In “Anti-Paper Prophet: Comments on The Curse of Cash.” Jeff Hummel has written an excellent response to Ken Rogoff’s response to Hummel’s review of his book The Curse of Cash. The whole thing is well worth reading. Here are the parts I found most striking.

When Rogoff gets to bona fide predatory acts within the underground economy, such as extortion, human trafficking, and violence associated with the drug trade, he descends primarily into lurid anecdotes. He fails to give even crude quantitative estimates to buttress his claim that eliminating cash would curtail these activities. As for corruption and bribery, Rogoff admits that they are really serious only in poorer countries–precisely where he also concedes that a premature elimination of cash would have dire economic consequences. In his discussion of terrorism, he admits that eliminating cash would have at best trivial impacts.

Nor can Rogoff demonstrate any increased revenue for the U.S. government from phasing out large denomination notes. Relying on IRS estimates of the legally earned but unreported taxes in 2006 and extrapolating forward to 2015, he puts the potential gains to the national government at $50 billion annually (or less than 0.3 percent of GDP), along with approximately another $20 billion gain for state and local taxation. Yet his most comprehensive estimate of the seigniorage the government would lose from phasing out cash is $98 billion, or over 0.5 percent of GDP. Add to that the $32 billion annual cost of free electronic accounts for the poor, and Rogoff has failed to make a credible case that his proposal would create a net gain for the U.S. government, much less a net benefit for society overall.

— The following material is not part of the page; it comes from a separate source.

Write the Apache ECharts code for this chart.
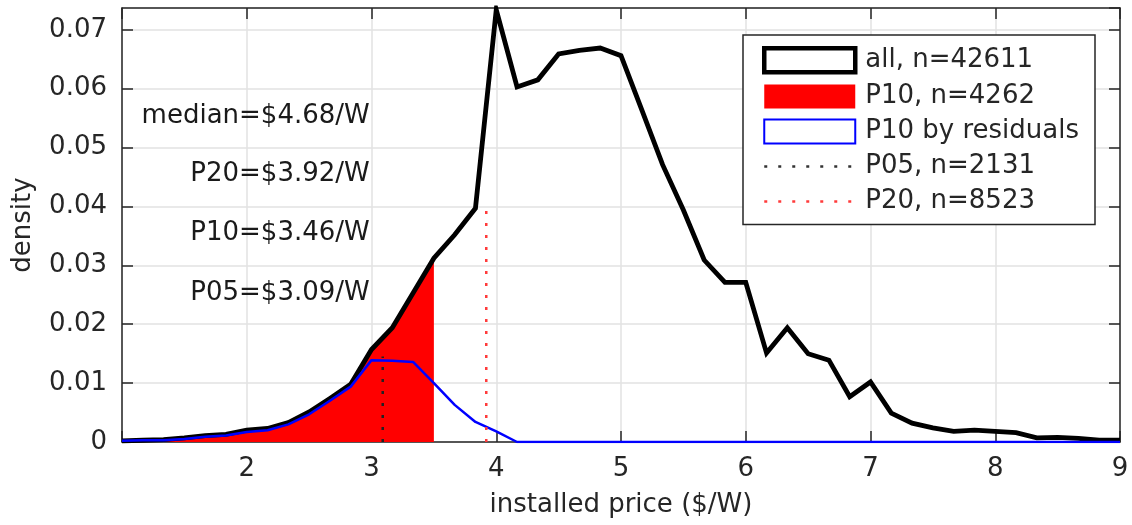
<!DOCTYPE html>
<html>
<head>
<meta charset="utf-8">
<script src="https://cdn.jsdelivr.net/npm/echarts@6/dist/echarts.min.js"></script>
<style>
html,body{margin:0;padding:0;background:#fff;}
#chart{width:1132px;height:525px;}
</style>
</head>
<body>
<div id="chart"></div>
<script>
// price bins ($/W), step 1/6
const priceBins = [1.0000,1.1667,1.3333,1.5000,1.6667,1.8333,2.0000,2.1667,2.3333,2.5000,2.6667,2.8333,
  3.0000,3.1667,3.3333,3.5000,3.6667,3.8333,4.0000,4.1667,4.3333,4.5000,4.6667,4.8333,
  5.0000,5.1667,5.3333,5.5000,5.6667,5.8333,6.0000,6.1667,6.3333,6.5000,6.6667,6.8333,
  7.0000,7.1667,7.3333,7.5000,7.6667,7.8333,8.0000,8.1667,8.3333,8.5000,8.6667,8.8333,9.0000];

// density of all systems
const allDensity = [0.0002,0.0003,0.0004,0.0007,0.0011,0.0013,0.0020,0.0023,0.0033,0.0051,0.0074,0.0098,
  0.0157,0.0194,0.0253,0.0312,0.0352,0.0397,0.0734,0.0603,0.0615,0.0659,0.0665,0.0669,
  0.0656,0.0564,0.0471,0.0394,0.0309,0.0271,0.0271,0.0151,0.0194,0.0150,0.0139,0.0077,
  0.0102,0.0049,0.0032,0.0024,0.0018,0.0020,0.0018,0.0016,0.0007,0.0008,0.0006,0.0003,0.0003];

// P10 subset (filled), bins up to 3.5 $/W
const p10Bins = [1.0000,1.1667,1.3333,1.5000,1.6667,1.8333,2.0000,2.1667,2.3333,2.5000,2.6667,2.8333,
  3.0000,3.1667,3.3333,3.5000];
const p10Density = [0.0002,0.0003,0.0004,0.0007,0.0011,0.0013,0.0020,0.0023,0.0033,0.0051,0.0074,0.0098,
  0.0157,0.0194,0.0253,0.0312];

// P10 by residuals
const residDensity = [0.0002,0.0003,0.0003,0.0005,0.0009,0.0011,0.0017,0.0020,0.0030,0.0047,0.0070,0.0094,
  0.0139,0.0138,0.0136,0.0100,0.0063,0.0034,0.0018,0.0000,0.0000,0.0000,0.0000,0.0000,
  0.0000,0.0000,0.0000,0.0000,0.0000,0.0000,0.0000,0.0000,0.0000,0.0000,0.0000,0.0000,
  0.0000,0.0000,0.0000,0.0000,0.0000,0.0000,0.0000,0.0000,0.0000,0.0000,0.0000,0.0000,0.0000];

// percentile markers: price and line height
const p05Price = 3.09, p05Top = 0.0145;
const p20Price = 3.92, p20Top = 0.0395;

// legend names
const legendNames = ['all, n=42611','P10, n=4262','P10 by residuals','P05, n=2131','P20, n=8523'];

// annotation texts and their anchor (data coords, right-aligned)
const noteTexts = ['median=$4.68/W','P20=$3.92/W','P10=$3.46/W','P05=$3.09/W'];
const noteX = [2.99,2.99,2.99,2.99];
const noteY = [0.0553,0.0454,0.0355,0.0253];

// axis ticks
const xTickStep = 1, xMin = 1, xMax = 9;
const yTickStep = 0.01, yMin = 0, yMax = 0.0737;

const pair = (xs, ys) => xs.map((x, i) => [x, ys[i]]);

const FONT = 'DejaVu Sans';
const AX = '#262626';
const GRID = '#e2e2e2';

const chart = echarts.init(document.getElementById('chart'), null, {renderer: 'canvas'});

const baseX = {
  type: 'value', min: xMin, max: xMax, interval: xTickStep,
  axisLine: {show: true, onZero: false, lineStyle: {color: AX, width: 1.5}},
  axisTick: {show: true, inside: true, length: 11, lineStyle: {color: AX, width: 1.5}},
};
const baseY = {
  type: 'value', min: yMin, max: yMax, interval: yTickStep,
  axisLine: {show: true, onZero: false, lineStyle: {color: AX, width: 1.5}},
  axisTick: {show: true, inside: true, length: 11, lineStyle: {color: AX, width: 1.5}},
};

const isStep = (v, s) => Math.abs(v / s - Math.round(v / s)) < 1e-6;

chart.setOption({
  animation: false,
  backgroundColor: '#fff',
  grid: {left: 122, right: 12, top: 8, bottom: 83, containLabel: false},
  xAxis: [
    Object.assign({}, baseX, {
      position: 'bottom',
      splitLine: {show: true, lineStyle: {color: GRID, width: 1.5}},
      axisLabel: {
        show: true, margin: 14, fontSize: 26, fontFamily: FONT, color: AX,
        formatter: v => (v === xMin ? '' : String(v))
      },
      name: 'installed price ($/W)', nameLocation: 'middle', nameGap: 50,
      nameTextStyle: {fontSize: 26, fontFamily: FONT, color: AX}
    }),
    Object.assign({}, baseX, {
      position: 'top',
      splitLine: {show: false},
      axisLabel: {show: false}
    })
  ],
  yAxis: [
    Object.assign({}, baseY, {
      position: 'left',
      splitLine: {show: true, lineStyle: {color: GRID, width: 1.5}},
      axisLabel: {
        show: true, margin: 15, fontSize: 26, fontFamily: FONT, color: AX,
        showMaxLabel: false,
        formatter: v => (isStep(v, yTickStep) ? (v === 0 ? '0' : (Math.round(v / yTickStep) * yTickStep).toFixed(2)) : '')
      },
      name: 'density', nameLocation: 'middle', nameGap: 86,
      nameTextStyle: {fontSize: 26, fontFamily: FONT, color: AX}
    }),
    Object.assign({}, baseY, {
      position: 'right',
      splitLine: {show: false},
      axisLabel: {show: false}
    })
  ],
  legend: {
    orient: 'vertical',
    left: 743, top: 35,
    padding: [11, 16, 10, 19],
    itemWidth: 91, itemHeight: 24, itemGap: 9,
    backgroundColor: '#fff',
    borderColor: AX, borderWidth: 1.5,
    selectedMode: false,
    textStyle: {fontSize: 26, fontFamily: FONT, color: AX, lineHeight: 26, padding: [0, 0, 0, 5]},
    data: [
      {name: legendNames[0], icon: 'rect', itemStyle: {color: '#fff', borderColor: '#000', borderWidth: 4.5}},
      {name: legendNames[1], icon: 'rect', itemStyle: {color: '#ff0000', borderWidth: 0}},
      {name: legendNames[2], icon: 'rect', itemStyle: {color: '#fff', borderColor: '#0000ff', borderWidth: 2}},
      {name: legendNames[3], itemStyle: {opacity: 0}, lineStyle: {color: '#333', width: 2.5, type: [3, 11]}},
      {name: legendNames[4], itemStyle: {opacity: 0}, lineStyle: {color: '#ff3b3b', width: 2.5, type: [3, 11]}}
    ]
  },
  series: [
    {
      name: legendNames[1], type: 'line', z: 1,
      data: pair(p10Bins, p10Density),
      symbol: 'none', showSymbol: false,
      lineStyle: {width: 0, color: '#ff0000'},
      itemStyle: {color: '#ff0000'},
      areaStyle: {color: '#ff0000', opacity: 1}
    },
    {
      name: legendNames[0], type: 'line', z: 3,
      data: pair(priceBins, allDensity),
      symbol: 'none', showSymbol: false,
      lineStyle: {width: 4.8, color: '#000', join: 'miter'},
      itemStyle: {color: '#000'}
    },
    {
      name: legendNames[2], type: 'line', z: 4,
      data: pair(priceBins, residDensity),
      symbol: 'none', showSymbol: false,
      lineStyle: {width: 2.5, color: '#0000ff'},
      itemStyle: {color: '#0000ff'}
    },
    {
      name: legendNames[3], type: 'line', z: 5,
      data: [[p05Price, 0], [p05Price, p05Top]],
      symbol: 'none', showSymbol: false,
      lineStyle: {width: 2.5, color: '#222', type: [3, 9]},
      itemStyle: {color: '#222'}
    },
    {
      name: legendNames[4], type: 'line', z: 5,
      data: [[p20Price, 0], [p20Price, p20Top]],
      symbol: 'none', showSymbol: false,
      lineStyle: {width: 2.5, color: '#ff3b3b', type: [3, 9]},
      itemStyle: {color: '#ff3b3b'}
    },
    {
      name: 'notes', type: 'scatter', z: 6, silent: true,
      data: noteX.map((x, i) => ({value: [x, noteY[i]], label: {formatter: noteTexts[i]}})),
      symbolSize: 1,
      itemStyle: {color: 'rgba(0,0,0,0)', opacity: 1},
      label: {show: true, position: 'left', distance: 0, fontSize: 26, fontFamily: FONT, color: '#1a1a1a'}
    }
  ]
});
</script>
</body>
</html>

Here’s Jeff’s accomplishment in affecting Rogoff’s own views:

Rogoff’s response to my review is quite respectful. He clearly wishes to encourage a civil dialogue on this question. Indeed, much of his response consists of amplifying details of his proposal. He does accuse me of “polemic exaggeration” because I titled my review “The War on Cash,” but that hardly seems unwarranted given that the title of his book is The Curse of Cash. More important, Rogoff’s response exhibits a shift in emphases [sic] in order to make his proposal appear still more tentative than in his book. Thus, he includes “many years of discussion and analysis” before any “advanced democracy is likely to start down the less cash-road.” And he pushes the “ultimate move to coins only (which I throw out as a very long-run idea …)” to “a time frame on the order of half a century or more.”

Although I have only skimmed Rogoff’s book, I have read a number of reviews and the distinct view I got was that Rogoff wanted substantial moves to coins in a decade or two rather than in 5 decades. That’s a huge change.

Another insight from Hummel:

However these shifts introduce some additional tensions into Rogoff’s case. By admitting that phasing out cash is less of a priority for the U.S. than for other countries, especially those with high levels of tax evasion, he in essence is saying that his scheme is least needed where it is least onerous to implement and most needed where it is premature or dangerous to impose.

And yet another great point:

By adding emphasis to how slowly he is willing to implement his proposal, Rogoff also undercuts the urgency he has attached to overcoming the zero lower bound, which in his book he characterized as having “essentially crippled monetary policy across the advanced world for much of the past 8 years” (p. 4). Indeed, if he is really willing to wait “at least a couple decades” for the phasing out of large denomination notes, why not just rely on market processes and technological innovations already in play to achieve a less coerced transition? Rogoff even predicts in his response that “the use of cash in the U.S. in legal tax-compliant transactions will be well under 5 percent ten years from now and probably only 1-2 percent twenty years from now, and that is assuming no change in government policy on cash [emphasis mine].”